Ohne ausdrücklich zur vorliegenden Rechtsfrage Stellung zu nehmen, sprach der Oberste Gerichtshof im Zusammenhang damit, dass der Rechtsstreit solange im Sinne des § 387 Abs 1 EO anhängig ist, als er nicht rechtskräftig beendet ist, aus, dass zur Entscheidung über den Antrag auf Erlassung einer Einstweiligen Verfügung das Prozeßgericht erster Instanz zuständig sei (SZ 21/78, 3 Ob 357/97i).

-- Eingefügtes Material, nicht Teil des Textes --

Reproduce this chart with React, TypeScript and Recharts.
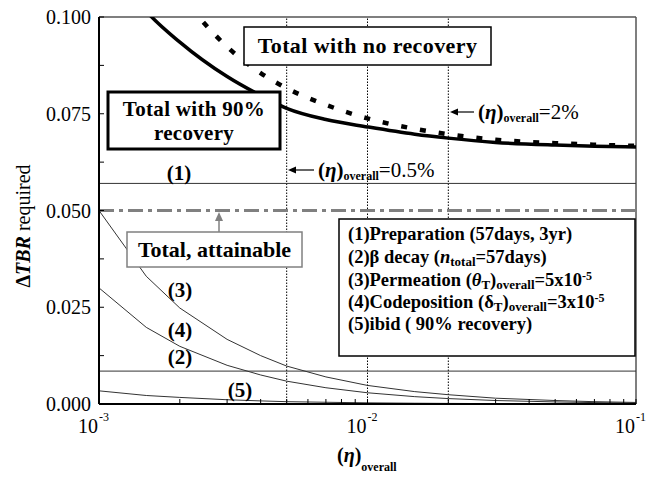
import React from 'react';
import { ComposedChart, Line, XAxis, YAxis, ReferenceLine } from 'recharts';

const ETA = [0.001, 0.0015, 0.002, 0.003, 0.004, 0.005, 0.007, 0.01, 0.015, 0.02, 0.03, 0.05, 0.07, 0.1];
const TOTAL_90 = [0.119, 0.1015, 0.0935, 0.0846, 0.0797, 0.0764, 0.0735, 0.0716, 0.0697, 0.0687, 0.0676, 0.0669, 0.0666, 0.0664];
const TOTAL_NONE = [0.145, 0.118, 0.106, 0.0923, 0.0855, 0.0816, 0.0773, 0.0738, 0.0711, 0.0697, 0.0683, 0.0674, 0.067, 0.0667];
const PERMEATION = [0.05, 0.033, 0.0248, 0.0167, 0.0125, 0.0098, 0.007, 0.0048, 0.0032, 0.0024, 0.0015, 0.0009, 0.0006, 0.0004];
const CODEPOSITION = [0.03, 0.0198, 0.0149, 0.01, 0.0075, 0.0059, 0.0042, 0.0029, 0.0019, 0.0014, 0.0009, 0.00054, 0.00036, 0.00024];
const IBID = [0.0034, 0.0022, 0.0017, 0.0011, 0.0008, 0.0006, 0.00045, 0.0003, 0.0002, 0.00015, 0.0001, 0.00006, 0.00004, 0.00003];

const PREPARATION = 0.057;
const BETA_DECAY = 0.0085;
const ATTAINABLE = 0.05;
const ETA_MARKS = [0.005, 0.01, 0.02];

const X_TICKS = [0.001, 0.002, 0.003, 0.004, 0.005, 0.006, 0.007, 0.008, 0.009, 0.01, 0.02, 0.03, 0.04, 0.05, 0.06, 0.07, 0.08, 0.09, 0.1];
const X_LABELS: Record<string, string> = { '0.001': '-3', '0.01': '-2', '0.1': '-1' };
const Y_TICKS = [0, 0.0125, 0.025, 0.0375, 0.05, 0.0625, 0.075, 0.0875, 0.1];
const Y_LABELS = [0, 0.025, 0.05, 0.075, 0.1];

const data = ETA.map((eta, i) => ({
  eta,
  total90: TOTAL_90[i],
  totalNone: TOTAL_NONE[i],
  perm: PERMEATION[i],
  codep: CODEPOSITION[i],
  ibid: IBID[i],
}));

const FONT = '"Liberation Serif", "Times New Roman", serif';

const XTick = (props: any) => {
  const { x, y, payload } = props;
  const v = payload.value;
  const lab = X_LABELS[String(v)];
  return (
    <g>
      <line x1={x} x2={x} y1={y} y2={y - 5} stroke="#000" strokeWidth={1} />
      {lab && (
        <text x={x - 1} y={y + 29} fontFamily={FONT} fontSize={20} fill="#000" textAnchor="end">10</text>
      )}
      {lab && (
        <text x={x} y={y + 17} fontFamily={FONT} fontSize={12} fill="#000" textAnchor="start">{lab}</text>
      )}
    </g>
  );
};

const YTick = (props: any) => {
  const { x, y, payload } = props;
  const v = payload.value;
  const isMajor = Y_LABELS.some((m) => Math.abs(m - v) < 1e-9);
  return (
    <g>
      <line x1={x} x2={x + 5} y1={y} y2={y} stroke="#000" strokeWidth={1} />
      {isMajor && (
        <text x={x - 8} y={y + 7} fontFamily={FONT} fontSize={20} fill="#000" textAnchor="end">{v.toFixed(3)}</text>
      )}
    </g>
  );
};

const Overlay = () => (
  <svg width={665} height={477} style={{ position: 'absolute', left: 0, top: 0, pointerEvents: 'none' }} fontFamily={FONT}>
    {/* Total with no recovery */}
    <rect x={244} y={27} width={247} height={38} fill="#fff" stroke="#000" strokeWidth={1.5} />
    <text x={367.5} y={53} textAnchor="middle" fontSize={22} fontWeight="bold" fill="#000" letterSpacing={0.4}>Total with no recovery</text>

    {/* Total with 90% recovery */}
    <rect x={108} y={92} width={172} height={57} fill="#fff" stroke="#000" strokeWidth={3} />
    <text x={194} y={116} textAnchor="middle" fontSize={21} fontWeight="bold" fill="#000" letterSpacing={0.3}>Total with 90%</text>
    <text x={194} y={140} textAnchor="middle" fontSize={21} fontWeight="bold" fill="#000" letterSpacing={0.3}>recovery</text>

    {/* Total, attainable */}
    <line x1={219} y1={232} x2={219} y2={220} stroke="#808080" strokeWidth={1.5} />
    <polygon points="219,212 215,221 223,221" fill="#808080" />
    <rect x={127} y={232} width={175} height={35} fill="#fff" stroke="#808080" strokeWidth={1.5} />
    <text x={214.5} y={257} textAnchor="middle" fontSize={22} fontWeight="bold" fill="#000">Total, attainable</text>

    {/* Legend box */}
    <rect x={339} y={219} width={296} height={137} fill="#fff" stroke="#000" strokeWidth={1.5} />
    <g fontSize={18.5} fontWeight="bold" fill="#000">
      <text x={348} y={240}>(1)Preparation (57days, 3yr)</text>
      <text x={348} y={263}>
        (2)β decay (<tspan fontStyle="italic">n</tspan>
        <tspan fontSize={13} dy={3}>total</tspan>
        <tspan dy={-3}>=57days)</tspan>
      </text>
      <text x={348} y={286}>
        (3)Permeation (<tspan fontStyle="italic">θ</tspan>
        <tspan fontSize={13} dy={3}>T</tspan>
        <tspan dy={-3}>)</tspan>
        <tspan fontSize={13} dy={3}>overall</tspan>
        <tspan dy={-3}>=5x10</tspan>
        <tspan fontSize={12} dy={-6}>-5</tspan>
      </text>
      <text x={348} y={308}>
        (4)Codeposition (δ<tspan fontSize={13} dy={3}>T</tspan>
        <tspan dy={-3}>)</tspan>
        <tspan fontSize={13} dy={3}>overall</tspan>
        <tspan dy={-3}>=3x10</tspan>
        <tspan fontSize={12} dy={-6}>-5</tspan>
      </text>
      <text x={348} y={330}>(5)ibid ( 90% recovery)</text>
    </g>

    {/* eta annotations */}
    <line x1={474} y1={112} x2={456} y2={112} stroke="#000" strokeWidth={1.2} />
    <polygon points="450,112 458,108.5 458,115.5" fill="#000" />
    <text x={478} y={119} fontSize={21} fill="#000">
      <tspan fontWeight="bold">(</tspan>
      <tspan fontWeight="bold" fontStyle="italic">η</tspan>
      <tspan fontWeight="bold">)</tspan>
      <tspan fontWeight="bold" fontSize={12} dy={3}>overall</tspan>
      <tspan dy={-3}>=2%</tspan>
    </text>
    <line x1={314} y1={170} x2={294} y2={170} stroke="#000" strokeWidth={1.2} />
    <polygon points="288,170 296,166.5 296,173.5" fill="#000" />
    <text x={318} y={177} fontSize={21} fill="#000">
      <tspan fontWeight="bold">(</tspan>
      <tspan fontWeight="bold" fontStyle="italic">η</tspan>
      <tspan fontWeight="bold">)</tspan>
      <tspan fontWeight="bold" fontSize={12} dy={3}>overall</tspan>
      <tspan dy={-3}>=0.5%</tspan>
    </text>

    {/* curve labels */}
    <g fontSize={21} fontWeight="bold" fill="#000" textAnchor="middle">
      <text x={179} y={180}>(1)</text>
      <text x={180} y={297}>(3)</text>
      <text x={180} y={337}>(4)</text>
      <text x={180} y={364}>(2)</text>
      <text x={240} y={397}>(5)</text>
    </g>

    {/* axis titles */}
    <text transform="translate(30,226) rotate(-90)" textAnchor="middle" fontSize={20} fill="#000">
      <tspan fontWeight="bold">Δ</tspan>
      <tspan fontWeight="bold" fontStyle="italic">TBR</tspan>
      <tspan> required</tspan>
    </text>
    <text x={337} y={462} fontSize={20} fill="#000" fontWeight="bold">
      (<tspan fontStyle="italic">η</tspan>)
      <tspan fontSize={12} dy={9}>overall</tspan>
    </text>
  </svg>
);

export default function App() {
  return (
    <div style={{ position: 'absolute', left: 0, top: 0, width: 665, height: 477, background: '#fff' }}>
      <ComposedChart width={665} height={477} data={data} margin={{ top: 17, right: 29, bottom: 33, left: 39 }}>
        <XAxis
          dataKey="eta"
          type="number"
          scale="log"
          domain={[0.001, 0.1]}
          ticks={X_TICKS}
          interval={0}
          allowDataOverflow
          height={40}
          tickSize={0}
          tickMargin={0}
          tickLine={false}
          tick={<XTick />}
          axisLine={{ stroke: '#000', strokeWidth: 2 }}
        />
        <YAxis
          type="number"
          domain={[0, 0.1]}
          ticks={Y_TICKS}
          interval={0}
          allowDataOverflow
          width={60}
          tickSize={0}
          tickMargin={0}
          tickLine={false}
          tick={<YTick />}
          axisLine={{ stroke: '#000', strokeWidth: 2 }}
        />
        <ReferenceLine y={0.1} stroke="#555" strokeWidth={1.5} />
        <ReferenceLine x={0.1} stroke="#555" strokeWidth={1.5} />
        {ETA_MARKS.map((m) => (
          <ReferenceLine key={m} x={m} stroke="#000" strokeWidth={1} strokeDasharray="1.5 1.5" />
        ))}
        <ReferenceLine y={PREPARATION} stroke="#333" strokeWidth={1} />
        <ReferenceLine y={BETA_DECAY} stroke="#333" strokeWidth={1} />
        <ReferenceLine y={ATTAINABLE} stroke="#808080" strokeWidth={3} strokeDasharray="15 5 4 5" />
        <Line dataKey="perm" type="linear" stroke="#333" strokeWidth={1} dot={false} isAnimationActive={false} />
        <Line dataKey="codep" type="linear" stroke="#333" strokeWidth={1} dot={false} isAnimationActive={false} />
        <Line dataKey="ibid" type="linear" stroke="#333" strokeWidth={1} dot={false} isAnimationActive={false} />
        <Line dataKey="totalNone" type="monotone" stroke="#000" strokeWidth={4.5} strokeDasharray="6 13" dot={false} isAnimationActive={false} />
        <Line dataKey="total90" type="monotone" stroke="#000" strokeWidth={3.5} dot={false} isAnimationActive={false} />
      </ComposedChart>
      <Overlay />
    </div>
  );
}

Das Gericht, bei welchem der Prozess in der Hauptsache anhängig ist, ist daher grundsätzlich das Gericht erster Instanz. Die Rechtssache bleibt im Sinne des § 387 Abs 1 EO auch weiter dort anhängig, wenn Entscheidungen des Erstgerichtes auf ihre Richtigkeit im Instanzenzug überprüft werden. Die funktionelle Zuständigkeit verteilt nämlich nur die verschiedenen Rechtspflegefunktionen in derselben Rechtssache an verschiedene Rechtspflegeorgane (Mayr in Rechberger2 Rz 1 zu vor § 27a JN, Fasching, LB2, Rz 182). Die in der angefochtenen Entscheidung vertretene Rechtsansicht würde dazu führen, dass der Instanzenzug nach Belieben der Parteien durch die Erhebung von Rechtsmitteln willkürlich verkürzt werden könnte und Rechtsmittelgerichte eine funktionelle Zuständigkeit wahrnehmen würden, die ihnen nach dem Gesetz grundsätzlich nicht zukäme, nur weil ihnen der erstgerichtliche Akt vorgelegt wurde. Mangels ausdrücklicher gesetzlicher Regelung über eine Veränderung des Instanzenzuges kann daher § 387 Abs 1 EO nur so ausgelegt werden, dass immer das jeweilige Prozessgericht erster Instanz für die Entscheidung über einen Antrag auf Erlassung einer einstweiligen Verfügung zuständig ist. Das Landesgericht f ZRS Graz als Berufungsgericht war daher für die Entscheidung funktionell und damit absolut unzuständig (6 Ob 823/83). Seine Entscheidung ist daher gemäß §§ 402, 78 EO, 477 Abs 1 Z 3 ZPO nichtig, was von amtswegen wahrzunehmen war (RS 0042059, 6 Ob 2/97f). § 44 Abs. 3 JN (vgl. SZ 47/109, JBl 1983, 652 u.a.) steht dem schon deshalb nicht entgegen, weil der Antrag auf Erlassung der einstweiligen Verfügung zurückgewiesen wurde.

Gemäß § 44 Abs 1 JN war die einstweilige Verfügung an das zuständige Gericht von Amts wegen zu überweisen.

Der Kostenausspruch gründet sich auf §§ 402, 78 EO iVm 52 Abs 1 ZPO. Die Beklagte hat auf die Nichtigkeit des angefochtenen Beschlusses nicht hingewiesen.